A disseminação de tecnologias digitais expandiu as oportunidades para intercâmbios de dados e conhecimento, bem como levou a novos desafios de governança. Câmbios digitais, tais como transações baseadas em plataformas e comunidades online, frequentemente ocorrem em grandes redes com interações numerosas e simultâneas, pressionando os mecanismos analógicos de governança, tais como contratos e normas relacionais, aos seus limites.
Para possibilitar trocas digitais em larga-escala, há hoje uma crescente dependência na governança digital, que alavanca protocolos algorítmicos para automatizar controles, coordenação, incentivos e confiança. A governança digital lida com questões fundamentais da organização, e.g., impulsionando a programabilidade de tarefas para melhorar o controle de processos, automatizando a divisão e a alocação de tarefas para facilitar coordenação, condicionando os incentivos através de insumos dinâmicos, e criando a transparência transacional requerida para confiança.
Foi pensando em todos estes aspectos, que Marvin Hanisch, Curtis M. Goldsby, Nicolai E. Fabian e Jana Oehmichen publicaram neste ano, no Journal of Business Research o artigo intitulado “Digital governance: A conceptual framework and research agenda” (Governança Digital: Um arcabouço conceitual e agenda de pesquisa). Neste artigo os autores desenvolvem um arcabouço conceitual que distingue as formas de governança analógica, aumentada e automatizada de controle, coordenação, incentivos e confiança.
Neste arcabouço os autores mostram como (1) o controle automático não depende mais do controle hierárquico, mas sim de protocolos descentralizados de checks-and-balances (pesos-e-medidas); a coordenação automática transforma acordos bilaterais em arranjos omnilaterais; 3) os incentivos transicionam de regras burocráticas para protocolos cibernéticos que se atualizam autonomamente via insumos dinâmicos; e, 4) a confiança pode ser algoritmicamente fortalecida ao mudar os atores individuais para um sistema completo. Em adição aos polos de governança analógica e automatizada, o modelo apresenta os modos de governança, os quais juntam elementos de ambos os domínios.
A distinção que os autores fazem entre governança analógica, aumentada e automatizada também informa um modelo de escolha de governança que prevê o modo ótimo de governança como uma função de transactivity (transatividade) e de custos de governança resultantes. Especificamente, eles preveem que a governança automatizada se torna mais custo-efetiva que a governança aumentada e, em última instância, que a governança analógica, à medida que a transatividade – definida como o número de contribuidores, conexões, e o nível de consistência de trocas – aumenta.
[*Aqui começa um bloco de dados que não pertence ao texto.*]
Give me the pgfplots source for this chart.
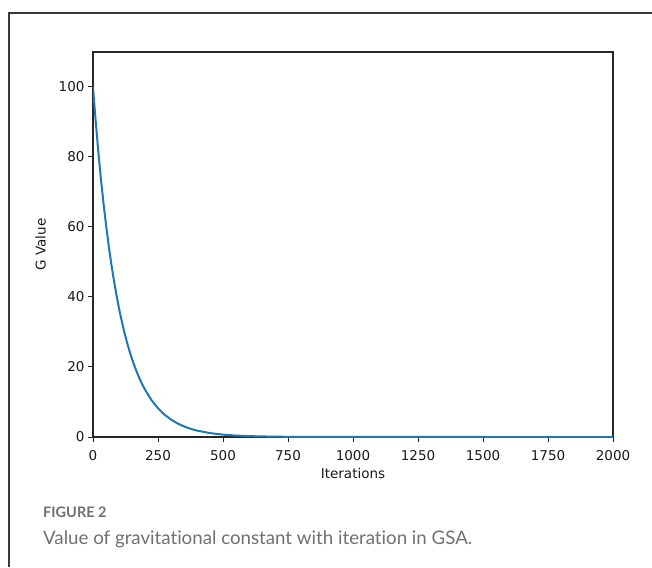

Tudo se inicia com a necessidade da governança emergindo da divisão de trabalho e da associada dissipação de informação e controle dos insumos e resultados. Ou seja, envolve criar e capturar valor através da troca no seio da competição e da assimetria de informação. O desafio da governança envolve criar mecanismos que ajudem a integrar, direcionar, e monitorar os esforços distribuídos nos relacionamentos produtivos de trocas.
Para enfrentar este desafio, os parceiros em troca devem achar maneiras para controlar processos de trocas relevantes (e.g., alocação de recursos e tarefas), resultados (e.g., geração e distribuição de valor financeiro, comportamental e social), e relacionamentos (e.g., comportamento oportunista). O design dos mecanismos de controle pode ser complementado ou substituído por coordenação apropriada, incentivos e mecanismos de confiança para atingir os benefícios desejados de governança.
Logo, a governança diz respeito amplamente ao estabelecimento de regras que ajudem a verificar insumos e resultados (i.e., mecanismos de controle), dividir e alocar tarefas (i.e., mecanismos de coordenação), alinhar interesses em competição (i.e., mecanismos de incentivo), e atenuar vulnerabilidades relacionais (i.e., mecanismos de confiança). A Figura 1 à frente sumariza estes mecanismos complementares e substitutos que são centrais na literatura de governança. A Figura 2, por seu turno, ilustra como cada um dos três modos de governança (analógica, aumentada e automatizada) se manifesta ao longo de quatro mecanismos tratados (controle, coordenação, incentivos e confiança).
Há muito mais detalhes no artigo que fundamentam o arcabouço sugerido pelos autores. Em essência, o que o trabalho dos autores revela é que a governança deixa de ter um papel secundário (como foi no paradigma analítico das empresas), para ter um papel mais preponderante na era das plataformas digitais e dos ecossistemas que se constituem no entorno de tais plataformas, bem como na arquitetura dos modelos de negócios resultantes.